INSTRUCTION —
From the entries that follow, list every line in which the string "with" appears.

EXERCISE MATERIALS —
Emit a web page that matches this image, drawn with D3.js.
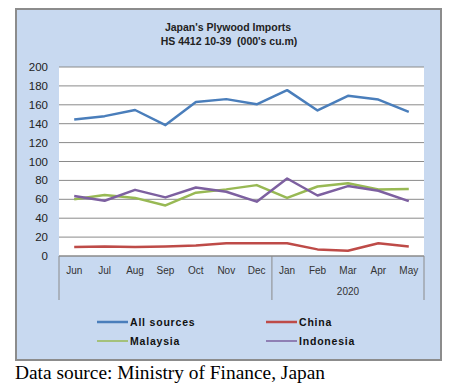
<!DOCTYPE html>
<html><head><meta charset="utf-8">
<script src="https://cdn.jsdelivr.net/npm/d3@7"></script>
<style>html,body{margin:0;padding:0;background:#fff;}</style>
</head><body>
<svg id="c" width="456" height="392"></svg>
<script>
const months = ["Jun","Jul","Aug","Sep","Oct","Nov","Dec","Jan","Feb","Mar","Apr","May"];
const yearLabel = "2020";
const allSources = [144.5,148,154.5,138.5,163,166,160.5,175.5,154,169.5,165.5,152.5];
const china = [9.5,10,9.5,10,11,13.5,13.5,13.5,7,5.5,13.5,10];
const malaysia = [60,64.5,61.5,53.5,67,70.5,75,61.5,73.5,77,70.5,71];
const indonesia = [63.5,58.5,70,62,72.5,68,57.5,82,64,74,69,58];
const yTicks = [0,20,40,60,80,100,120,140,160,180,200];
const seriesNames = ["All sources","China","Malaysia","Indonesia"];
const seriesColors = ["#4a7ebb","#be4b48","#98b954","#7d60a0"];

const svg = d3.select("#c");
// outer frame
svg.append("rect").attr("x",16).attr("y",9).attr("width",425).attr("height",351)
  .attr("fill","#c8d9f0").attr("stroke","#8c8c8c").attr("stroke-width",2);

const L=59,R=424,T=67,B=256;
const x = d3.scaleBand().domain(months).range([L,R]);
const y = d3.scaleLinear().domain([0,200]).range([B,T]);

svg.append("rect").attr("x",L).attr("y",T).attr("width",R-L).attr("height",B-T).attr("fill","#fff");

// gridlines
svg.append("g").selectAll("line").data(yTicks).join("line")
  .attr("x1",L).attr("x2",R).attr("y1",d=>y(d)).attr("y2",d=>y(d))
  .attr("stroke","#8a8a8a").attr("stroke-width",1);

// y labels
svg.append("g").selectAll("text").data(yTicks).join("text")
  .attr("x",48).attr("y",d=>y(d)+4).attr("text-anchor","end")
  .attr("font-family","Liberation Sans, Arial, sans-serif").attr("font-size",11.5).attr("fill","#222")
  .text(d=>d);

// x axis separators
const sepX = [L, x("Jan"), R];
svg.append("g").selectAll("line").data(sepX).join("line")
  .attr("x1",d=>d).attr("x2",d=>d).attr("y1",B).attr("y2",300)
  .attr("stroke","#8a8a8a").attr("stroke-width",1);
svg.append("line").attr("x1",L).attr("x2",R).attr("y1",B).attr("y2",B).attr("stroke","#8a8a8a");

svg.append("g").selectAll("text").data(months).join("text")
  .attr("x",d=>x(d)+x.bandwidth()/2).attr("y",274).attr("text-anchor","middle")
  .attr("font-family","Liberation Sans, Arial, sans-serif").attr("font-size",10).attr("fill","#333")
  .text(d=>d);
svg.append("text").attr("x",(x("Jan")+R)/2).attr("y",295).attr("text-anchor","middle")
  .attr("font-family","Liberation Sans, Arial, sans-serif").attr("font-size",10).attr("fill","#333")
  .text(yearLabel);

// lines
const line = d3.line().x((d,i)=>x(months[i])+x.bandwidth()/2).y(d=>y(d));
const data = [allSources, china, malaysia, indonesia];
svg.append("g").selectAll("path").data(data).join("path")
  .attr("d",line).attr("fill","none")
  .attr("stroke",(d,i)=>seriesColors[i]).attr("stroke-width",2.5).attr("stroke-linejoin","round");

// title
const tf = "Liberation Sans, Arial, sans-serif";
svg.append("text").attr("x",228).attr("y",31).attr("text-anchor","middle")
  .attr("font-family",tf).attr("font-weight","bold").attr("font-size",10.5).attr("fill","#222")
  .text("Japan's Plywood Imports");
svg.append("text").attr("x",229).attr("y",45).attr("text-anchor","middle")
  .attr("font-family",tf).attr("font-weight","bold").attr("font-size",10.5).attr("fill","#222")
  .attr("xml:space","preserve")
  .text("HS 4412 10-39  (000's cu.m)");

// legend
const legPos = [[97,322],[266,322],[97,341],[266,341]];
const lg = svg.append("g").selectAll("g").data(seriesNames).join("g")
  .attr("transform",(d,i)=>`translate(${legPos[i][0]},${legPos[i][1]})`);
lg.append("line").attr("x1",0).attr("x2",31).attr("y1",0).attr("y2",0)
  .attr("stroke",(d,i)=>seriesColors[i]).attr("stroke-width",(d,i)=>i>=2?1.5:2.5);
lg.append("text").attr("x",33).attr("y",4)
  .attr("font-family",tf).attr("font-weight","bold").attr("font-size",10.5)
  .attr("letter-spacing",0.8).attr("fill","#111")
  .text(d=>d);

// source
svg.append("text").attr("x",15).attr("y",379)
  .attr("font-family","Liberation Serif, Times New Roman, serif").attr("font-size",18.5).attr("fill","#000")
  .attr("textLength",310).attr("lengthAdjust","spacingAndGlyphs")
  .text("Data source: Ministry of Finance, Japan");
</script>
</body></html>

--

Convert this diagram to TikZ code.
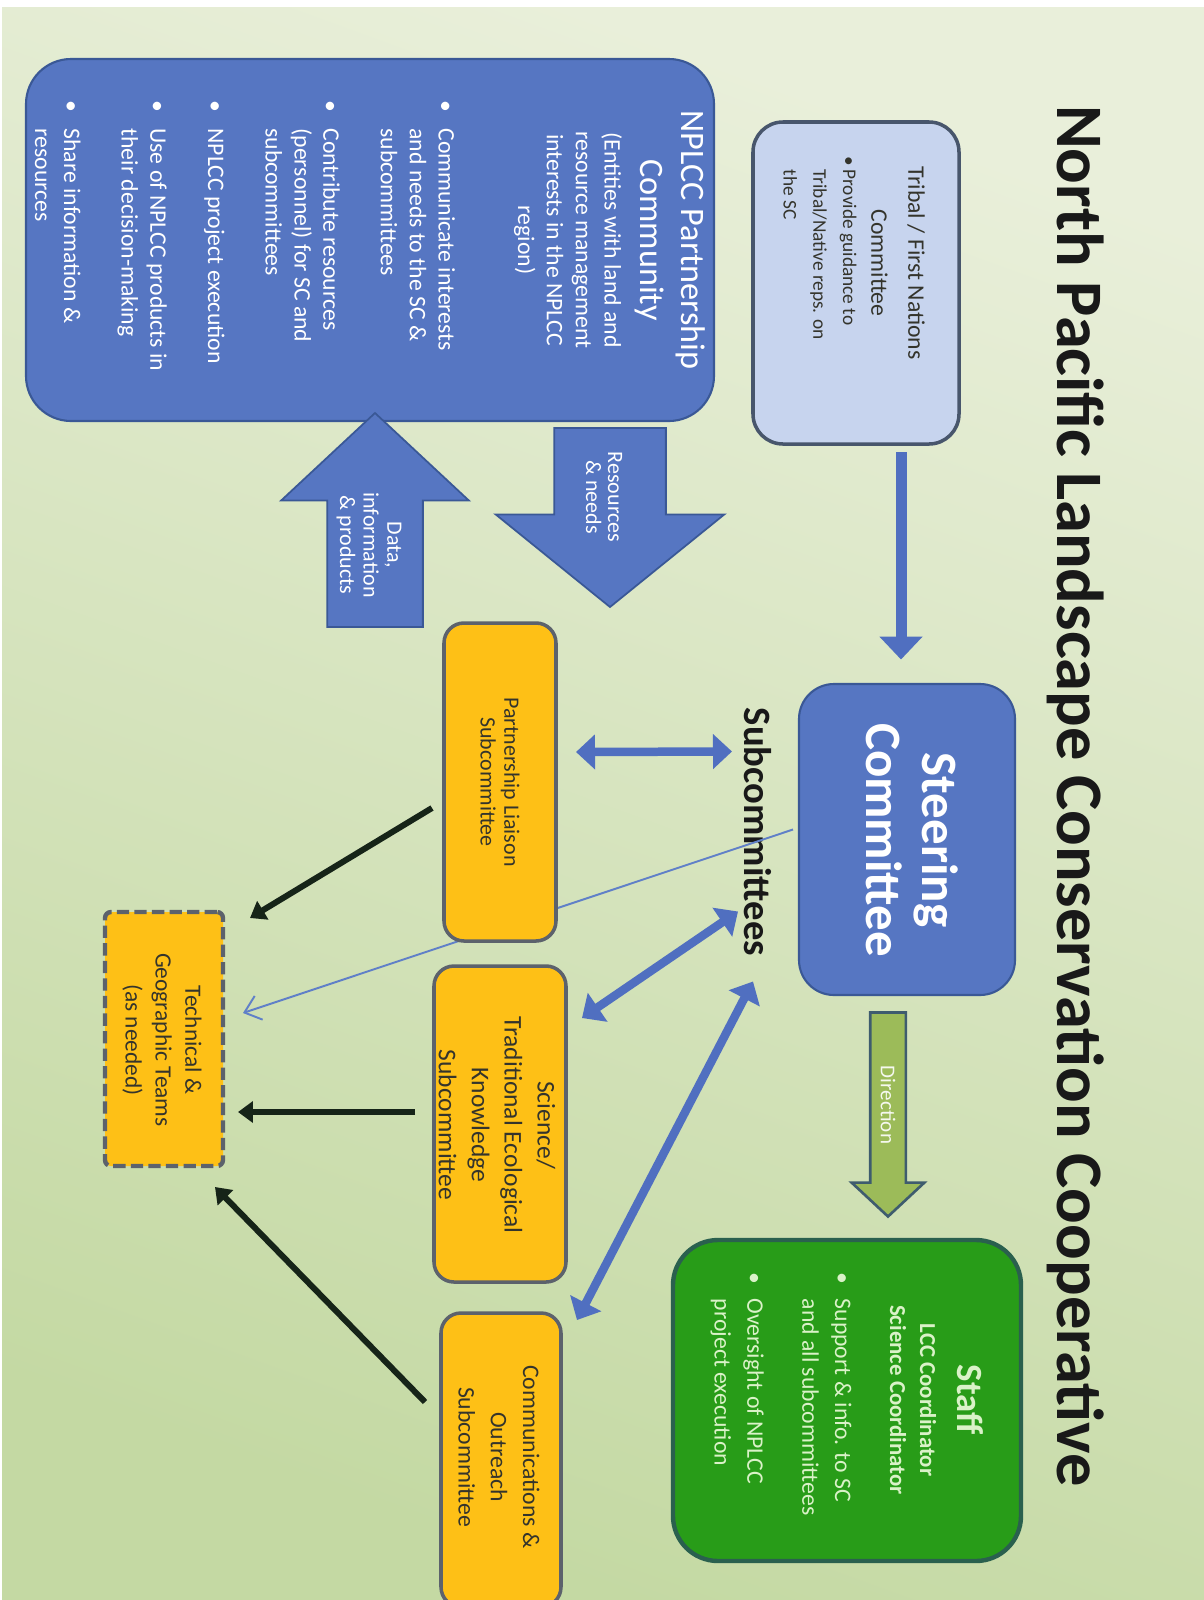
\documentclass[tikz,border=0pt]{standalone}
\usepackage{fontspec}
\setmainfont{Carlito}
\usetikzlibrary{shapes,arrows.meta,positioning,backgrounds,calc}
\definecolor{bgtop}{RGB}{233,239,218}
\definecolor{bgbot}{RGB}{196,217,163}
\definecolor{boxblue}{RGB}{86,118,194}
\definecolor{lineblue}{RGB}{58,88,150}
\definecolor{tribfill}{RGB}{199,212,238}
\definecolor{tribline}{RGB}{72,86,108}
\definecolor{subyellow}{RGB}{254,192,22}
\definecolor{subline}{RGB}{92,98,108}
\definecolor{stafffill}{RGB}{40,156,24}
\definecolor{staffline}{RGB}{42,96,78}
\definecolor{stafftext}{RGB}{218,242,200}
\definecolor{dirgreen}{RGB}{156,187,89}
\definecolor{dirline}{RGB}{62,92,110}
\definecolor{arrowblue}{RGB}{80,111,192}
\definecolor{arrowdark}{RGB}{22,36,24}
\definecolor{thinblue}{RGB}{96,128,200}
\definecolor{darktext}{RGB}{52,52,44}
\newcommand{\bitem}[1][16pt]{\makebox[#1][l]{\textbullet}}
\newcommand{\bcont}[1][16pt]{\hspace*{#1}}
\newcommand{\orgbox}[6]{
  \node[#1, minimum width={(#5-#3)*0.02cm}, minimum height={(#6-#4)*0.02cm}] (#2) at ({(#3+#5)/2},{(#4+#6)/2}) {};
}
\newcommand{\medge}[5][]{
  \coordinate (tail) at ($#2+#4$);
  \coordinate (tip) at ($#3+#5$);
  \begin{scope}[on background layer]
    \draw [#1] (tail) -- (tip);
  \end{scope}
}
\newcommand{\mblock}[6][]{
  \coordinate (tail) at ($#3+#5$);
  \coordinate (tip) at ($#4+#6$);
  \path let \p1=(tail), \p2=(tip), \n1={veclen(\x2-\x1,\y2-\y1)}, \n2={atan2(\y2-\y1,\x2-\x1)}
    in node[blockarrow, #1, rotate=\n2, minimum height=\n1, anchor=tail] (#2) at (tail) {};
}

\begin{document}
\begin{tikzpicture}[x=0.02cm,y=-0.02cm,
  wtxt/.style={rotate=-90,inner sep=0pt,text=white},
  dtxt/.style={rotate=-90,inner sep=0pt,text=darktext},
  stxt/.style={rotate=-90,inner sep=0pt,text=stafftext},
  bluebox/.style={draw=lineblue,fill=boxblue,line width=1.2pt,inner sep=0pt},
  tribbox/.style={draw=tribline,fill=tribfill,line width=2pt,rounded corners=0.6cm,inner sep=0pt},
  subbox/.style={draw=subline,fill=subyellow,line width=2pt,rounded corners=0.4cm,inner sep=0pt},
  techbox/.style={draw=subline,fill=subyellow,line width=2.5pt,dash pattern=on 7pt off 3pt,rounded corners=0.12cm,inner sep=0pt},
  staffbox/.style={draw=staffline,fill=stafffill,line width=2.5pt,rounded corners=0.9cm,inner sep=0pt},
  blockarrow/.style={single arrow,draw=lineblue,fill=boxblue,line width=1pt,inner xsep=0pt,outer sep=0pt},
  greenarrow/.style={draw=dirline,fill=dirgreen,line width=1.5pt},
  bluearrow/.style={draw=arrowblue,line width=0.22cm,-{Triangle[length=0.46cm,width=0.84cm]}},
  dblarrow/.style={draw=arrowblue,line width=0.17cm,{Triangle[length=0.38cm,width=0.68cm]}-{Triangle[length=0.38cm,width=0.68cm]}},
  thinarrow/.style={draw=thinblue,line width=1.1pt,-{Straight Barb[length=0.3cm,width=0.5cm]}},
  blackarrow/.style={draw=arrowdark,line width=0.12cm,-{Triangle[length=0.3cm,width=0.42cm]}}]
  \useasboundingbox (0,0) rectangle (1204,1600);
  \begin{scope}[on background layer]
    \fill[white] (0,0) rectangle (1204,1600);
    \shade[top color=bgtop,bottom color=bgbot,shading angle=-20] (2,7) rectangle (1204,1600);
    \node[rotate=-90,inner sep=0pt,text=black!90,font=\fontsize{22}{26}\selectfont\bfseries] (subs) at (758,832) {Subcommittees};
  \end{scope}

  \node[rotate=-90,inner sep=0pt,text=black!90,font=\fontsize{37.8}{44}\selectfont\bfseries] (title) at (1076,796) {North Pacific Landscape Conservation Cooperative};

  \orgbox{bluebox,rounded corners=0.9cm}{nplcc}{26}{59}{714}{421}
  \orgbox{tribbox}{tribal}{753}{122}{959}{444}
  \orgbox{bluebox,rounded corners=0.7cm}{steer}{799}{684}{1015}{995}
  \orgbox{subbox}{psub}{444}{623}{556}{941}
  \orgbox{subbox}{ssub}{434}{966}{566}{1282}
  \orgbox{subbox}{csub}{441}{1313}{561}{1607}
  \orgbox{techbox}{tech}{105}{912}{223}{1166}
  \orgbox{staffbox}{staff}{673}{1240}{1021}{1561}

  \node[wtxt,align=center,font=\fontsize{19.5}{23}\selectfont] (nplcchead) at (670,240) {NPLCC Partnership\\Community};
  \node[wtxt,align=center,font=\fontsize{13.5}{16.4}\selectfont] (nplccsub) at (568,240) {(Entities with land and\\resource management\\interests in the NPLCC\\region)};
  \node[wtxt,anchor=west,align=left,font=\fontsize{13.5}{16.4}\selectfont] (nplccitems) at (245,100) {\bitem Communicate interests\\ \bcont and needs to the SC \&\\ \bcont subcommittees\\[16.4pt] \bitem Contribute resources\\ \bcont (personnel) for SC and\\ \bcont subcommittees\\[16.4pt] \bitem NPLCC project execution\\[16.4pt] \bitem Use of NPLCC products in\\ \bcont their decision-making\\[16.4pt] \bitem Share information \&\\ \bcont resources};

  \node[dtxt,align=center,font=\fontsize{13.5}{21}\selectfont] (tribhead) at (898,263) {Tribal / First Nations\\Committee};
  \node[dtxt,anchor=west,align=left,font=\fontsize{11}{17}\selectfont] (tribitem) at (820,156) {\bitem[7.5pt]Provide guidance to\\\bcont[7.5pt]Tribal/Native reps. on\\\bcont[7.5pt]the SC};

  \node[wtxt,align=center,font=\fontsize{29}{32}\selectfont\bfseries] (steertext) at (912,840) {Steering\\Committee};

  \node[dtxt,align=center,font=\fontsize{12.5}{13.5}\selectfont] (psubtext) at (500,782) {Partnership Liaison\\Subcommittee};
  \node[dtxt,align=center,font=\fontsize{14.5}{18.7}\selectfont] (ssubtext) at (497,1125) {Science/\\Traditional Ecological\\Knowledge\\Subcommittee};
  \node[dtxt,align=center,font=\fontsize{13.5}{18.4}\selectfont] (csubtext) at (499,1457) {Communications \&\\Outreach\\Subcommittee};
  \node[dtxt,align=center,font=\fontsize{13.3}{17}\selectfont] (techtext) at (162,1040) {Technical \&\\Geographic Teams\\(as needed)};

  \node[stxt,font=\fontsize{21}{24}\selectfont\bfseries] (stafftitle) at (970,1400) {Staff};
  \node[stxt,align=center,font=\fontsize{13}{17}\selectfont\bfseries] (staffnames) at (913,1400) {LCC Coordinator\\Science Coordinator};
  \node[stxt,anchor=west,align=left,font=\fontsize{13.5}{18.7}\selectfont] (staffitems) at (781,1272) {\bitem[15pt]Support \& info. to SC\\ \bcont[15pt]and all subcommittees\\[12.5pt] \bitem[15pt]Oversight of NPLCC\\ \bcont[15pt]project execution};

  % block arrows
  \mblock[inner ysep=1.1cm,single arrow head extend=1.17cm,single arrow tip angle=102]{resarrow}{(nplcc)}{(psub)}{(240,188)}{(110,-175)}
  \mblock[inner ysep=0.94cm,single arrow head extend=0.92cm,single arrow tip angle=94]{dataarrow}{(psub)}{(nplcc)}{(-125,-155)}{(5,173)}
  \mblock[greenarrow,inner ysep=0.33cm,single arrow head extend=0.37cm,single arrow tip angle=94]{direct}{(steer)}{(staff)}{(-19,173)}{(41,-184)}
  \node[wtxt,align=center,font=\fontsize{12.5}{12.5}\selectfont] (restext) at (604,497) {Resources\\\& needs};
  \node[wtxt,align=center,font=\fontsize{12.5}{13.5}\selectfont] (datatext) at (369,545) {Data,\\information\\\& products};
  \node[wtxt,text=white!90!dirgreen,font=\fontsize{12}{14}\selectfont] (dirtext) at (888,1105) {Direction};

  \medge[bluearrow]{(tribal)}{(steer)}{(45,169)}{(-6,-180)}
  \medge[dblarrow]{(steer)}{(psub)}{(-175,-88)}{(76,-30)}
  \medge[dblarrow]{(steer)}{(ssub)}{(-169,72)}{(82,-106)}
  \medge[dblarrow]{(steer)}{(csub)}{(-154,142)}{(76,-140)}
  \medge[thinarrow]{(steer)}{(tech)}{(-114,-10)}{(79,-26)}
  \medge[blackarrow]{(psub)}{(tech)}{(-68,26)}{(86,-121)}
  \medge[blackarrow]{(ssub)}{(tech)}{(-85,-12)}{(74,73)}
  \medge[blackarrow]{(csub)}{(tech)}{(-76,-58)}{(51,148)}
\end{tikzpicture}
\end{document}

--

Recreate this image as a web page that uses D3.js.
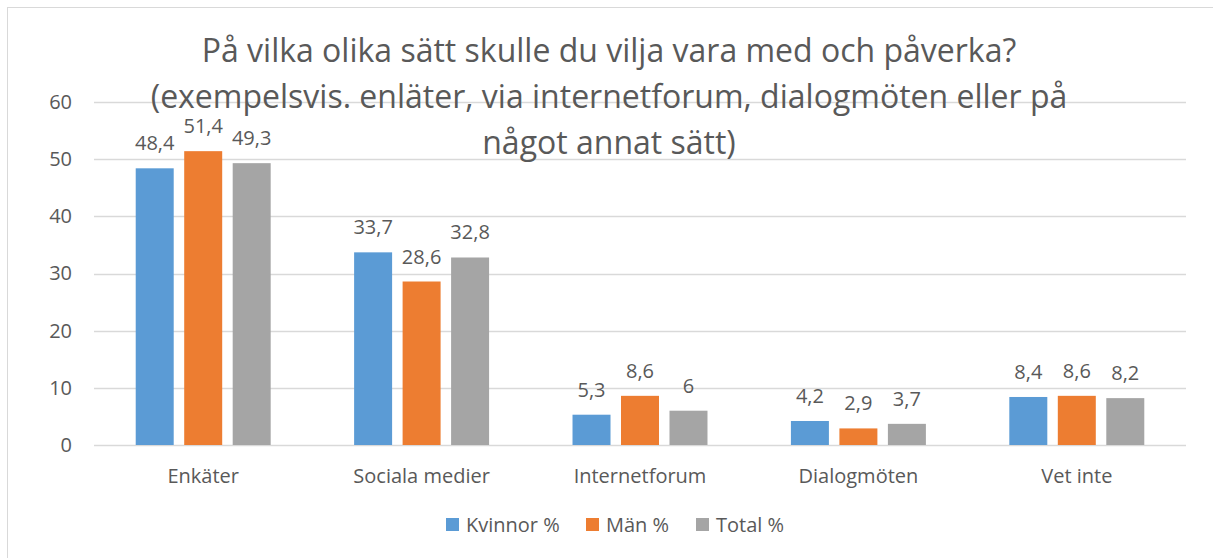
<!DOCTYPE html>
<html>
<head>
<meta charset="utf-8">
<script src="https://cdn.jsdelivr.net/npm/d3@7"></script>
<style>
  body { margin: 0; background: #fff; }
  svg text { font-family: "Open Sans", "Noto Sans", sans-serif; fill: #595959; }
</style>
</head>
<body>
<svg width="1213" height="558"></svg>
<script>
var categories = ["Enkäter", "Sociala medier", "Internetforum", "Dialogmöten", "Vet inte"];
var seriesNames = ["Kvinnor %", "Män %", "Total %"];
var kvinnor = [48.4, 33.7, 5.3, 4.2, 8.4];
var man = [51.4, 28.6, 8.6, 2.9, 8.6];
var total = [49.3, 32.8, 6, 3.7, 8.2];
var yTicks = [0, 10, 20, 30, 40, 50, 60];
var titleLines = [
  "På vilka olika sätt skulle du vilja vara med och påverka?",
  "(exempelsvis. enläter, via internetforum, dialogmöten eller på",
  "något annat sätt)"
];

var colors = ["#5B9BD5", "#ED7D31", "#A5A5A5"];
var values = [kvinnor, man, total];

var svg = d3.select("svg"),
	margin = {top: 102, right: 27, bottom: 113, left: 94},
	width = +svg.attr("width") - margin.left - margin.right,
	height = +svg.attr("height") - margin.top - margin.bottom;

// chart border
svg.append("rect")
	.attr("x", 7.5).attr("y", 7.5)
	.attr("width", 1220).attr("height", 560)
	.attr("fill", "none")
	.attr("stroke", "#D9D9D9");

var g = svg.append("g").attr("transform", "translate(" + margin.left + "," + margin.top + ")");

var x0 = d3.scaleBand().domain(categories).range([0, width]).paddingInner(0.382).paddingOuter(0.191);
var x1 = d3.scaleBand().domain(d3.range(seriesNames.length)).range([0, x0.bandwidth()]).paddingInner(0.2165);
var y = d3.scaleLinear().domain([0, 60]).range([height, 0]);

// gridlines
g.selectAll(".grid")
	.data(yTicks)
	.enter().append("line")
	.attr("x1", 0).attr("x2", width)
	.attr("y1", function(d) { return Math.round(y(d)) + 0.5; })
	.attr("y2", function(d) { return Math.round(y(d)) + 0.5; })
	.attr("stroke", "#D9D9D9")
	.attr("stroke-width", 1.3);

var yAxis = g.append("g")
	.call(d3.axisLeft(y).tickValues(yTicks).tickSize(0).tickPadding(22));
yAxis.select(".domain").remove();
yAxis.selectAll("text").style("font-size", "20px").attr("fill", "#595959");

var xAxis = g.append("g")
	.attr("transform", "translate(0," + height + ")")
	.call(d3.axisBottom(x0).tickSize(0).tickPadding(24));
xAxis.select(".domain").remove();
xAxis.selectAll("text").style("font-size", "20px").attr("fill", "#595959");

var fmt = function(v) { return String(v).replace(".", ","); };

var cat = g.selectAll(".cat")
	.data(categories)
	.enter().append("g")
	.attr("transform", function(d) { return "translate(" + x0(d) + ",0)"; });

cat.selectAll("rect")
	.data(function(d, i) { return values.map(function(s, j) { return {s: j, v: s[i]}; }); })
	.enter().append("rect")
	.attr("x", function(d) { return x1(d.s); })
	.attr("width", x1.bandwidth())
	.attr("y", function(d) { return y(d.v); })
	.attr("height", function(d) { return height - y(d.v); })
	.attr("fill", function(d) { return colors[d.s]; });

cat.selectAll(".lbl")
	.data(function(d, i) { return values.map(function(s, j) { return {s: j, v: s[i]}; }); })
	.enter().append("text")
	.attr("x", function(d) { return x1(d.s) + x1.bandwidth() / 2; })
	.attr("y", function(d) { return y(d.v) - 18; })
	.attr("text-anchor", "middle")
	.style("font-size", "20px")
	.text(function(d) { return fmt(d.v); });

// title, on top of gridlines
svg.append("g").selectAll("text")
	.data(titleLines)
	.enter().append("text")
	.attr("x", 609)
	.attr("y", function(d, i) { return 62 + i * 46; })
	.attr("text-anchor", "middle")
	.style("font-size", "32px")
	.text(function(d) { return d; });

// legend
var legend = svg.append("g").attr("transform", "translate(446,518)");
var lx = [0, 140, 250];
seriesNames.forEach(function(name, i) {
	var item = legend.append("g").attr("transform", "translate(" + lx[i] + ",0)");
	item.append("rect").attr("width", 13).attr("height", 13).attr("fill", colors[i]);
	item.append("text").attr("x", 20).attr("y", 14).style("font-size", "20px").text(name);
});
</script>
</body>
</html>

WORKED SOLUTION —
Emit a web page that matches this image, drawn with D3.js.
  \node[wtxt,align=center,font=\fontsize{13.5}{16.4}\selectfont] (nplccsub) at (568,240) {(Entities with land and\\resource management\\interests in the NPLCC\\region)};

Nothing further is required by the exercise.